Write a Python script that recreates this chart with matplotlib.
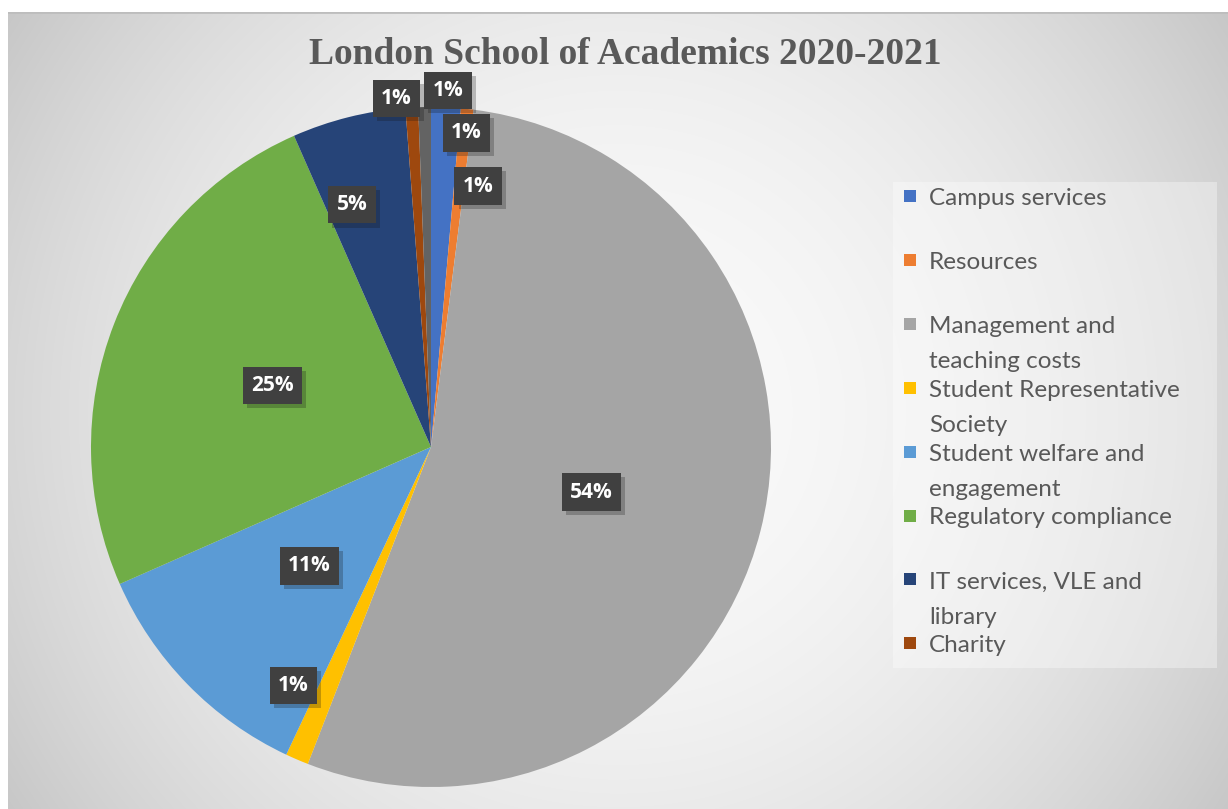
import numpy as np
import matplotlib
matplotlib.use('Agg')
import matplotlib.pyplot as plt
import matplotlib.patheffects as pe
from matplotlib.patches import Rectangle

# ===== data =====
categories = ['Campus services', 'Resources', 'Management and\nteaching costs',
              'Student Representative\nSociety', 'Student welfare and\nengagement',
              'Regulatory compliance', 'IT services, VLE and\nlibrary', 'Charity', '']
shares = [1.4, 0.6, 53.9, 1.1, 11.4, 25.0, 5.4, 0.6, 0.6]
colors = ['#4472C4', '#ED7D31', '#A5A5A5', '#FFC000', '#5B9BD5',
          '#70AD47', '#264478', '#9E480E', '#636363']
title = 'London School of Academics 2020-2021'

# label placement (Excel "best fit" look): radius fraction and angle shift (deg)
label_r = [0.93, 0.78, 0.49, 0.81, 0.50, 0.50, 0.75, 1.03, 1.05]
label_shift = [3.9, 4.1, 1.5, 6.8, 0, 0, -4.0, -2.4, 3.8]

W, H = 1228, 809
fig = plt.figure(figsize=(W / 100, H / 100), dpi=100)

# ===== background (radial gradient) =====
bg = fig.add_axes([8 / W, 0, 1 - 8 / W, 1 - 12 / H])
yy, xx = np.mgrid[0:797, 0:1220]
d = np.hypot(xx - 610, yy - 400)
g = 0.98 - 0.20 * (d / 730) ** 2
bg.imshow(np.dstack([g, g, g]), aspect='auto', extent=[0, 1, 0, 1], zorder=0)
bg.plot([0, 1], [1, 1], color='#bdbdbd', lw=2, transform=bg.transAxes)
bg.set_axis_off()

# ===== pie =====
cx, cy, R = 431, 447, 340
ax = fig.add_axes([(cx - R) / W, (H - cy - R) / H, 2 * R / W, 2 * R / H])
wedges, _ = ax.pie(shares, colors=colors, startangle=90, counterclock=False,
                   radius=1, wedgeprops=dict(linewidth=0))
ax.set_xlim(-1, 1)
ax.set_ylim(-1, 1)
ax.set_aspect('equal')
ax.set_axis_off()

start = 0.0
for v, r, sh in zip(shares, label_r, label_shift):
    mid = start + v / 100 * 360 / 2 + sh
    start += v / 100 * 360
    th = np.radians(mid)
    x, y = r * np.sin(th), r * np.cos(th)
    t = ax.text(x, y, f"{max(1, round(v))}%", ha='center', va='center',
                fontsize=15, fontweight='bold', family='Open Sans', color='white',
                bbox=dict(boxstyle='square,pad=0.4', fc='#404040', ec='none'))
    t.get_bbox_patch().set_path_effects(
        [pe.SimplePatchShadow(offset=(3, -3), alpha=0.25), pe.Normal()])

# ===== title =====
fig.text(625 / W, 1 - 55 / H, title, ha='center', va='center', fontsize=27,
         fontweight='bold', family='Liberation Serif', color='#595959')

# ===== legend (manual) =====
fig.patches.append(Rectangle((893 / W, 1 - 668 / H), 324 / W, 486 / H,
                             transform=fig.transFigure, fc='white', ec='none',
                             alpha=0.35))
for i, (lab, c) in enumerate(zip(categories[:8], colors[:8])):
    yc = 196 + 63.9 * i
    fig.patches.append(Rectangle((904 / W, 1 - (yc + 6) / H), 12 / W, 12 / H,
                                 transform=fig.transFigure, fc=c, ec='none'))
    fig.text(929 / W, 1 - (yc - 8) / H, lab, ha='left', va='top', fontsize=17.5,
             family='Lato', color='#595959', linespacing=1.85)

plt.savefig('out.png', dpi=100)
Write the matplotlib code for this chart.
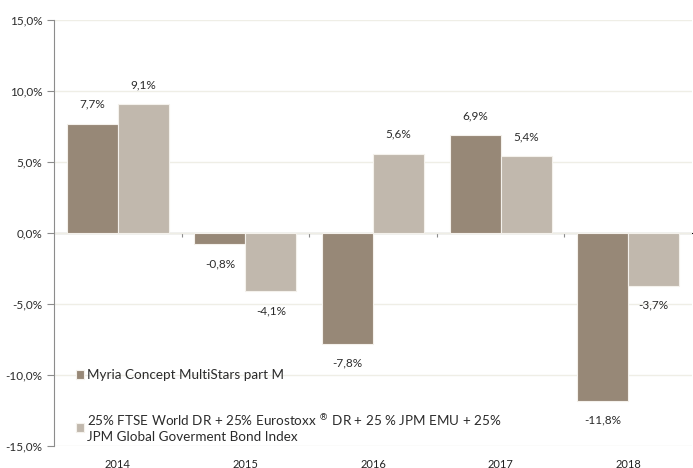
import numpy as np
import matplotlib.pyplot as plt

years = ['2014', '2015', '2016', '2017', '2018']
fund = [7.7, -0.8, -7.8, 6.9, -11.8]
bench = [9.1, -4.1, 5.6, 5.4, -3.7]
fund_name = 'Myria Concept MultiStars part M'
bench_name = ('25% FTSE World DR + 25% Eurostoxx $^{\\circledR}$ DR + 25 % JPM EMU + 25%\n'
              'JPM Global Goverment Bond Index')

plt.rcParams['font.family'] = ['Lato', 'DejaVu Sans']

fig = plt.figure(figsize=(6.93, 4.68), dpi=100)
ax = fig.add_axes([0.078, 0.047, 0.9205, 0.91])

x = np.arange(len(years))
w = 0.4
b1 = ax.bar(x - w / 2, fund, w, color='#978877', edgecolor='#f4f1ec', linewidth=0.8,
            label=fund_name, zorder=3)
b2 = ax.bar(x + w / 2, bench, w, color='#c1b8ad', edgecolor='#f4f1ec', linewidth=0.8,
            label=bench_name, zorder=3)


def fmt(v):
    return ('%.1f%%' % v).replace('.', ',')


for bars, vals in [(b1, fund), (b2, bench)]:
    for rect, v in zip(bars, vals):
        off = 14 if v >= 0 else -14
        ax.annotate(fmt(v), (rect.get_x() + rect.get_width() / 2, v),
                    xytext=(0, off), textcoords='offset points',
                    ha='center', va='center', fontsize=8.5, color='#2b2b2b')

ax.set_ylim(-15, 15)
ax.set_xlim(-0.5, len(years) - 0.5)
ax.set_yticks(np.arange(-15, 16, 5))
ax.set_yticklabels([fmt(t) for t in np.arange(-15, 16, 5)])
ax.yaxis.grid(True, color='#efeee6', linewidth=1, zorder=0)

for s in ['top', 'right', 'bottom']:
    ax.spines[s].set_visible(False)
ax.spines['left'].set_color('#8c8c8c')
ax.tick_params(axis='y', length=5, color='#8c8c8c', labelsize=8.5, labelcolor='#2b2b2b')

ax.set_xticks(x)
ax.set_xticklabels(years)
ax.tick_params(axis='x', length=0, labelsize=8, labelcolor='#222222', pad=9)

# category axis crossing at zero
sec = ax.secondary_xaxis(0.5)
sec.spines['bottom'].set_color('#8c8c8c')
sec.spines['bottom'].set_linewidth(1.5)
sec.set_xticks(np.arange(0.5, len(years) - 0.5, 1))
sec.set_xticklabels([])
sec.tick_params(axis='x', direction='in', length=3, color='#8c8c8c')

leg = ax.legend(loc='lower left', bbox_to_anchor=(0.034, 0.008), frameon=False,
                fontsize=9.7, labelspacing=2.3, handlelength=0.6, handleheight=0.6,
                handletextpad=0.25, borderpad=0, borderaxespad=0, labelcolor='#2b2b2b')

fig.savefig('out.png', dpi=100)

----

### What you will do
Track down every line with the word "chart" and copy it.

### Task output
Write a Python script that recreates this chart with matplotlib.
Write the matplotlib code for this chart.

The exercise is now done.